PyTorch is an open source Python package to create deep learning networks. The latest PyTorch versions are now provided as prebuilt Singularity containers on Rivanna. The basic concept of running Singularity containers on Rivanna is described here.

Similar to other popular deep learning frameworks like TensorFlow, Theano and CNTK, computations supported by the PyTorch package can be accelerated on general purpose graphics processing units (GPUs). All PyTorch container images provided on Rivanna require access to a GPU node. Access to GPU nodes is detailed in the sections below.

PyTorch on Rivanna

The PyTorch Singularity module is available on Rivanna:

module load singularity/3.5.2
module load pytorch/1.4.0-py37

Follow the on-screen instructions to copy the container to your directory.

To learn more about a container, use run-help:

singularity run-help pytorch-1.4.0-py37.sif

The output will look like this:

This container is backed by Anaconda version 2019.10 and provides the Python 3.7 bindings for:
    * PyTorch 1.4.0
    * TorchVision 0.5.0
    * Pandas 1.0.1
    * CUDA 10.1.243
    * CuDNN

PyTorch Jupyter Notebooks

Jupyter Notebooks can be used for interactive code development and execution of Python scripts and several other codes. We provide a Jupyter kernel for the aforementioned PyTorch container.
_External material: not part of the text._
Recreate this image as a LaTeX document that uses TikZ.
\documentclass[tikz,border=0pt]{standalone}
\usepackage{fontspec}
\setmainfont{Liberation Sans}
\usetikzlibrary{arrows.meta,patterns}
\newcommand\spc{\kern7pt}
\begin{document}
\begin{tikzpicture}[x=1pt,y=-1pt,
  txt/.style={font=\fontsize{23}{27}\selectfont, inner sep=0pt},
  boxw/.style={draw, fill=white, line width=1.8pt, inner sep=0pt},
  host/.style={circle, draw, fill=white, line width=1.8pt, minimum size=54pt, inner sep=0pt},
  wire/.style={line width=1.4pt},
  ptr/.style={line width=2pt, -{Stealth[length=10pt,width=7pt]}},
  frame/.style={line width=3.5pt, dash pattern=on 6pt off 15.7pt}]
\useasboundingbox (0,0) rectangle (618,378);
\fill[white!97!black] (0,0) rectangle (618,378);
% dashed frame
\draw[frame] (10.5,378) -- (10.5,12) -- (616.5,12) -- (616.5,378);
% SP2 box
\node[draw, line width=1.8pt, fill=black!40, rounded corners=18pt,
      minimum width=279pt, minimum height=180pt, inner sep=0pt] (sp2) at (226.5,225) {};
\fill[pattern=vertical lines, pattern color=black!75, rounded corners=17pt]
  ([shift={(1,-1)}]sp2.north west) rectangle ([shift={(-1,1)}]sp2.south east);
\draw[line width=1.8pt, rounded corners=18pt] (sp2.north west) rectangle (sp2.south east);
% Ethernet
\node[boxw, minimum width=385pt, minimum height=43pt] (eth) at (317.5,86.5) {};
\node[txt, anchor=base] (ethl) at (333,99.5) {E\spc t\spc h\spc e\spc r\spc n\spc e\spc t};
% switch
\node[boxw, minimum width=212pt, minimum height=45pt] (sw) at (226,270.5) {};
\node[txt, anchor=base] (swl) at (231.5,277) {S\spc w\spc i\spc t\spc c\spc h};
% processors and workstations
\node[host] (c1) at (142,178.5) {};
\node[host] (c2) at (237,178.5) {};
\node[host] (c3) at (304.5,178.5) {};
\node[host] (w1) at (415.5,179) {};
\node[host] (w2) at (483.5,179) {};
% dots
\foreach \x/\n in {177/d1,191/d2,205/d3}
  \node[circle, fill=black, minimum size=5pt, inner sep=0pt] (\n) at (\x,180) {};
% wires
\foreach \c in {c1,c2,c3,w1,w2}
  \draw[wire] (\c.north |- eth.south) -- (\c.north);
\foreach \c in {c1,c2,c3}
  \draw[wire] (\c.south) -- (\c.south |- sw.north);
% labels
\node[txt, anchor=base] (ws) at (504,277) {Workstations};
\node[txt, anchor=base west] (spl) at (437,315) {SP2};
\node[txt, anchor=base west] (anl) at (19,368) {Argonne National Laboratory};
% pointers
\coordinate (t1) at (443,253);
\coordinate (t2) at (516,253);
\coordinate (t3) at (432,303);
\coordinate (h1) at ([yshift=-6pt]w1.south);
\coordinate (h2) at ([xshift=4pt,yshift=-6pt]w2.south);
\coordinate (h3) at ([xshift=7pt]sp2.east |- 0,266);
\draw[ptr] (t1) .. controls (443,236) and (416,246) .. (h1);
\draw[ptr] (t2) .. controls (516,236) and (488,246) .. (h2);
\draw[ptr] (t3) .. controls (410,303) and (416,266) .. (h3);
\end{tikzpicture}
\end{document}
Accessing the JupyterLab Portal

  1. Open a web browser and go to:
  2. Use your “Netbadge” credentials to log in.
  3. On the top right of the menu bar of the Open OnDemand dashboard, click on Interactive Apps.
  4. In the drop-down box, click on JupyterLab.

Requesting access to a GPU node

To start a JupyterLab session, fill out the resource request webform. To request access to a GPU, verify the correct selection for the following parameters:

  1. Under Rivanna Partition, choose “GPU”.
  2. Under Optional GPU Type, choose “NVIDIA K80”, “NVIDIA P100”, “NVIDIA V100”, “NVIDIA RTX20280” or leave it as “default”. Click Launch to start the session.

Editing and Running the Notebook

Once the JupyterLab instance has started, you can edit and run your notebook as described here.

PyTorch SLURM jobs

Singularity can make use of the local NVIDIA drivers installed on a host equipped with a GPU device. The SLURM script needs to include the #SBATCH -p gpuand #SBATCH --gres=gpu directives in order to request access to a GPU node and its GPU device. Please visit the Jobs Using a GPU section for details.

To run commands in an GPU-enabled container image, load the singularity module and add the --nv flag when executing the singularity run or singularity exec commands. Before running the following commands it is assumed that the container image has been copied to your home directory.

For example:

module load singularity/3.5.2
singularity run --nv ~/pytorch-1.4.0-py37.sif

In the container build script, python was defined as the default command to be executed and singularity passes the argument(s) after the image name, i.e., to the python interpreter. So the above singularity command is equivalent to

singularity exec --nv ~/pytorch-1.4.0-py37.sif python

The PyTorch container images were built to include CUDA and cuDNN libraries that are required by PyTorch. Since these libraries are provided within each container, we do not need to load the CUDA/cuDNN libraries available on the host.

Example SLURM Batch Script

#!/usr/bin/env bash
#SBATCH -J pytorchtest
#SBATCH -o pytorchtest-%A.out
#SBATCH -e pytorchtest-%A.err
#SBATCH -p gpu
#SBATCH --gres=gpu:1
#SBATCH -c 1
#SBATCH -t 00:01:00
#SBATCH -A mygroup

module purge
module load singularity/3.5.2

# Assuming that the container has been copied to the user's home directory
singularity run --nv ~/pytorch-1.4.0-py37.sif

PyTorch Interactive Jobs (ijob)

Just as described for SLURM jobs, it is recommended to copy the PyTorch container to your home directory before starting an ijob.

Start an ijob. Note the addition of -p gpu and --gres=gpu to request access to a GPU node and its GPU device.

ijob  -A mygroup -p gpu --gres=gpu -c 1
module purge
module load singularity/3.5.2
singularity run --nv ~/pytorch-1.4.0-py37.sif

Interaction with the Host File System

The following user directories are overlayed onto each container by default on Rivanna:

  • /home
  • /scratch
  • /nv
  • /project

Due to the overlay, these directories are by default the same inside and outside the container with the same read, write, and execute permissions. This means that file modifications in these directories (e.g. in /home) via processes running inside the container are persistent even after the container instance exits. The /nv and /project directories refer to leased storage locations that may not be available to all users.